◆ **Recorded data**:
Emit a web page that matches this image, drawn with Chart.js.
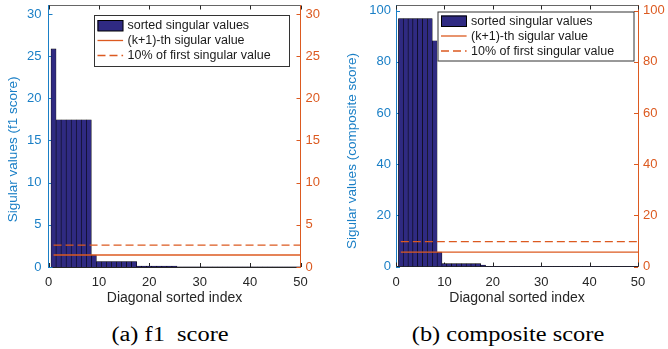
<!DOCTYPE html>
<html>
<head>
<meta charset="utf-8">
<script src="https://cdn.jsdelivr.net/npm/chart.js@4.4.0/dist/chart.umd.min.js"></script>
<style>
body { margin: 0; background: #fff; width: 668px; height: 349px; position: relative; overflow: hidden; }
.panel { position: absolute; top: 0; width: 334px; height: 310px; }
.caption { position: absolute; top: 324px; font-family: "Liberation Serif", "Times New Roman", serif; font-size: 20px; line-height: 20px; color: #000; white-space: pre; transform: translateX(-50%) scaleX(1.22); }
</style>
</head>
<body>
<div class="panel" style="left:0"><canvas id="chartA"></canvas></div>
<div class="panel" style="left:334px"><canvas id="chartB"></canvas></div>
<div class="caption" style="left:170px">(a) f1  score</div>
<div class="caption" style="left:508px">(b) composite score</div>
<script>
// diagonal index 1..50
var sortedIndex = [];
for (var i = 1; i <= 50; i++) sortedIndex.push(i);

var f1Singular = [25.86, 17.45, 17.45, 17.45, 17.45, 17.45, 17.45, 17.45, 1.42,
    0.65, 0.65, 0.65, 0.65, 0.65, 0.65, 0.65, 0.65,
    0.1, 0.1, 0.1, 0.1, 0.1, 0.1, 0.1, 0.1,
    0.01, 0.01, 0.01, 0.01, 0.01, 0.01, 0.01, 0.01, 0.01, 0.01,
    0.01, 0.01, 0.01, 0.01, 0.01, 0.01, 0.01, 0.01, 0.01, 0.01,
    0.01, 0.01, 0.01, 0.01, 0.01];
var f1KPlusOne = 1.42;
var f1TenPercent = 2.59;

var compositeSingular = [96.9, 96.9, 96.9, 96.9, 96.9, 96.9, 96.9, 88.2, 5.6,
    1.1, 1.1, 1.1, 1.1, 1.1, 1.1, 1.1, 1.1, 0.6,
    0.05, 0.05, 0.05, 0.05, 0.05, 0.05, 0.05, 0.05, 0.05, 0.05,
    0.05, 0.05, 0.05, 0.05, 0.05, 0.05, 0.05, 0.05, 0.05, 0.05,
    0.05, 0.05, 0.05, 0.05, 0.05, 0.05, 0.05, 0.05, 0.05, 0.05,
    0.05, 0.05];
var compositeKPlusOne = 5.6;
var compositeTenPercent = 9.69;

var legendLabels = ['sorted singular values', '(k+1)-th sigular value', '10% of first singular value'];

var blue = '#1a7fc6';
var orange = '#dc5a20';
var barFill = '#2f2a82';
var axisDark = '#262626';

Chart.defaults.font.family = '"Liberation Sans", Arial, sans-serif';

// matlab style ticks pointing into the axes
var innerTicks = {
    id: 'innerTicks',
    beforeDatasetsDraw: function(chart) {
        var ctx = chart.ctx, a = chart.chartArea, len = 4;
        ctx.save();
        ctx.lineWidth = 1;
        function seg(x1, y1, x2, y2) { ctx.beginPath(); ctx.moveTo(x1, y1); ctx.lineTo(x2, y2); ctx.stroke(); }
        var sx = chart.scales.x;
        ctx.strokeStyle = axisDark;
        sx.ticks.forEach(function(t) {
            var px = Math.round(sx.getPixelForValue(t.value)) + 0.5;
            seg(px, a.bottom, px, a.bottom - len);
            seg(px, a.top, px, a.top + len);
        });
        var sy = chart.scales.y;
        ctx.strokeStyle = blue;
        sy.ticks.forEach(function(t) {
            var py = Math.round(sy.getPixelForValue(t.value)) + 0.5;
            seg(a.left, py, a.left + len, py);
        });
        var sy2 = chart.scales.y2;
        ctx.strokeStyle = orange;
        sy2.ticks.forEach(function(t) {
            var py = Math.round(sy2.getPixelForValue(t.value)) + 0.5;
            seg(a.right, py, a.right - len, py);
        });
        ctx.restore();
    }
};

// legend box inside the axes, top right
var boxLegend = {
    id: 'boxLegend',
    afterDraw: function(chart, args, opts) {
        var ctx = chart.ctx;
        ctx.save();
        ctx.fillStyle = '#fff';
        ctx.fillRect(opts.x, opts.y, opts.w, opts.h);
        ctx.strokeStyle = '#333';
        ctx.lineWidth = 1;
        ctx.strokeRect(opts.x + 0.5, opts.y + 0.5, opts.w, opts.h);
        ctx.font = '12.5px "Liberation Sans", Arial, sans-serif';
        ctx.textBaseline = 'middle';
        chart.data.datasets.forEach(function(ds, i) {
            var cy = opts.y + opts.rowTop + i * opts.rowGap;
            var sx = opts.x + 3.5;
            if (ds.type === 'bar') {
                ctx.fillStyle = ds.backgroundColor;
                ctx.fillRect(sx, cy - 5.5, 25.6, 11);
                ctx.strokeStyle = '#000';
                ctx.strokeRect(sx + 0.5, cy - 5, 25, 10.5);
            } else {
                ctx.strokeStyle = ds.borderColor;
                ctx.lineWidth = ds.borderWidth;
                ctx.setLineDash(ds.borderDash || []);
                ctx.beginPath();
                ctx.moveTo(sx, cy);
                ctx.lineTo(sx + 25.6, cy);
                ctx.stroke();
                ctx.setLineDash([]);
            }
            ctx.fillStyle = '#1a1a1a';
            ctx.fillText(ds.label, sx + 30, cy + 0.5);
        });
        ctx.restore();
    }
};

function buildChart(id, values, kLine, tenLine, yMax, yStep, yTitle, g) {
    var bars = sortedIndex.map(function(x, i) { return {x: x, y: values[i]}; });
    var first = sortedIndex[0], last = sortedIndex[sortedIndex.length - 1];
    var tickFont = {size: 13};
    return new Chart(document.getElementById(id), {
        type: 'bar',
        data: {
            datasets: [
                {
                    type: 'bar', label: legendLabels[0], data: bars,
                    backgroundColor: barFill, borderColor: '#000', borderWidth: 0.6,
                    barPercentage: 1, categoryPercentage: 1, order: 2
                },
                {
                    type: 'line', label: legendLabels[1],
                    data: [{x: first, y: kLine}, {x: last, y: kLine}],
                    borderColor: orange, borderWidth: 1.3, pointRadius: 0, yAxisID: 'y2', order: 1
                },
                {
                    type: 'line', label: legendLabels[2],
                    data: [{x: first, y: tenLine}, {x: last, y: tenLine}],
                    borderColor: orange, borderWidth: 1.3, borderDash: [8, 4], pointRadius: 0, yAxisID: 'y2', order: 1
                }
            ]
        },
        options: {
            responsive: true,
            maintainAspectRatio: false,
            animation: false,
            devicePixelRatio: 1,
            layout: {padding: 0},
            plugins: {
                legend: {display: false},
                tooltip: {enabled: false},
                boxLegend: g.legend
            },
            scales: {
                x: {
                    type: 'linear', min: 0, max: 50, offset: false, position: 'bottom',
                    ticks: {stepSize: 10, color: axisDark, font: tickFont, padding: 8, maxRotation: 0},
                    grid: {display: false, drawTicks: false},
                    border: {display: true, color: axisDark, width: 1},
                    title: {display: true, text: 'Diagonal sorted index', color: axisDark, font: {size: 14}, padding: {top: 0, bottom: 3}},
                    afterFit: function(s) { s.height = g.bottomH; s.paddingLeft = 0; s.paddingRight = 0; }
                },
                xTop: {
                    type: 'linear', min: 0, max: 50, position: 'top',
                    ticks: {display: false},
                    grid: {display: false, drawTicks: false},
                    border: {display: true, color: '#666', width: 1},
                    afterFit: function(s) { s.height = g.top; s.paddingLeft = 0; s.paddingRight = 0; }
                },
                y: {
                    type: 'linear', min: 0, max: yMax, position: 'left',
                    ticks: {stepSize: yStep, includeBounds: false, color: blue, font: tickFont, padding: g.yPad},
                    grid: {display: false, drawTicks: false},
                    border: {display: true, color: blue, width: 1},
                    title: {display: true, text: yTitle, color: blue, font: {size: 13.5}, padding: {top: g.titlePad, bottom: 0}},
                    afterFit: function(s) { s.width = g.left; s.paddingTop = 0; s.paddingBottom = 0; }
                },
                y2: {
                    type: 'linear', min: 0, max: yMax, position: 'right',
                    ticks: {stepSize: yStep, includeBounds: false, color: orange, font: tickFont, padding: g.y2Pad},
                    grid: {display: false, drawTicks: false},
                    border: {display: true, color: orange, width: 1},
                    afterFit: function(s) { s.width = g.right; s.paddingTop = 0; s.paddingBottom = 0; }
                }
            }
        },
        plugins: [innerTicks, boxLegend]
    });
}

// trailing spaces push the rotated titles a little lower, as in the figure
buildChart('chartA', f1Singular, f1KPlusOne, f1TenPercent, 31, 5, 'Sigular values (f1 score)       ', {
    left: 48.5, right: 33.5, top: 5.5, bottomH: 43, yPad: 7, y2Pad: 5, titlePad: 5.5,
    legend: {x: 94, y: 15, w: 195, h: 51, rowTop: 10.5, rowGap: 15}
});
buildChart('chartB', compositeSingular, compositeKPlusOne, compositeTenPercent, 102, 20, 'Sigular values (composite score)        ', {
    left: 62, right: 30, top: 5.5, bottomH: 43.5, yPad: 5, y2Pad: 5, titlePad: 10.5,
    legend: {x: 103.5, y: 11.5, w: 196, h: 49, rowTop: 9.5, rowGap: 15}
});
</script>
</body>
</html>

◆ **Work to complete**: Extract, word for word, each line from the top of the data down to and including the line with "var f1TenPercent = 2.59;"; skip the pictures.

◆ **Exercise output**:
Emit a web page that matches this image, drawn with Chart.js.
<!DOCTYPE html>
<html>
<head>
<meta charset="utf-8">
<script src="https://cdn.jsdelivr.net/npm/chart.js@4.4.0/dist/chart.umd.min.js"></script>
<style>
body { margin: 0; background: #fff; width: 668px; height: 349px; position: relative; overflow: hidden; }
.panel { position: absolute; top: 0; width: 334px; height: 310px; }
.caption { position: absolute; top: 324px; font-family: "Liberation Serif", "Times New Roman", serif; font-size: 20px; line-height: 20px; color: #000; white-space: pre; transform: translateX(-50%) scaleX(1.22); }
</style>
</head>
<body>
<div class="panel" style="left:0"><canvas id="chartA"></canvas></div>
<div class="panel" style="left:334px"><canvas id="chartB"></canvas></div>
<div class="caption" style="left:170px">(a) f1  score</div>
<div class="caption" style="left:508px">(b) composite score</div>
<script>
// diagonal index 1..50
var sortedIndex = [];
for (var i = 1; i <= 50; i++) sortedIndex.push(i);

var f1Singular = [25.86, 17.45, 17.45, 17.45, 17.45, 17.45, 17.45, 17.45, 1.42,
    0.65, 0.65, 0.65, 0.65, 0.65, 0.65, 0.65, 0.65,
    0.1, 0.1, 0.1, 0.1, 0.1, 0.1, 0.1, 0.1,
    0.01, 0.01, 0.01, 0.01, 0.01, 0.01, 0.01, 0.01, 0.01, 0.01,
    0.01, 0.01, 0.01, 0.01, 0.01, 0.01, 0.01, 0.01, 0.01, 0.01,
    0.01, 0.01, 0.01, 0.01, 0.01];
var f1KPlusOne = 1.42;
var f1TenPercent = 2.59;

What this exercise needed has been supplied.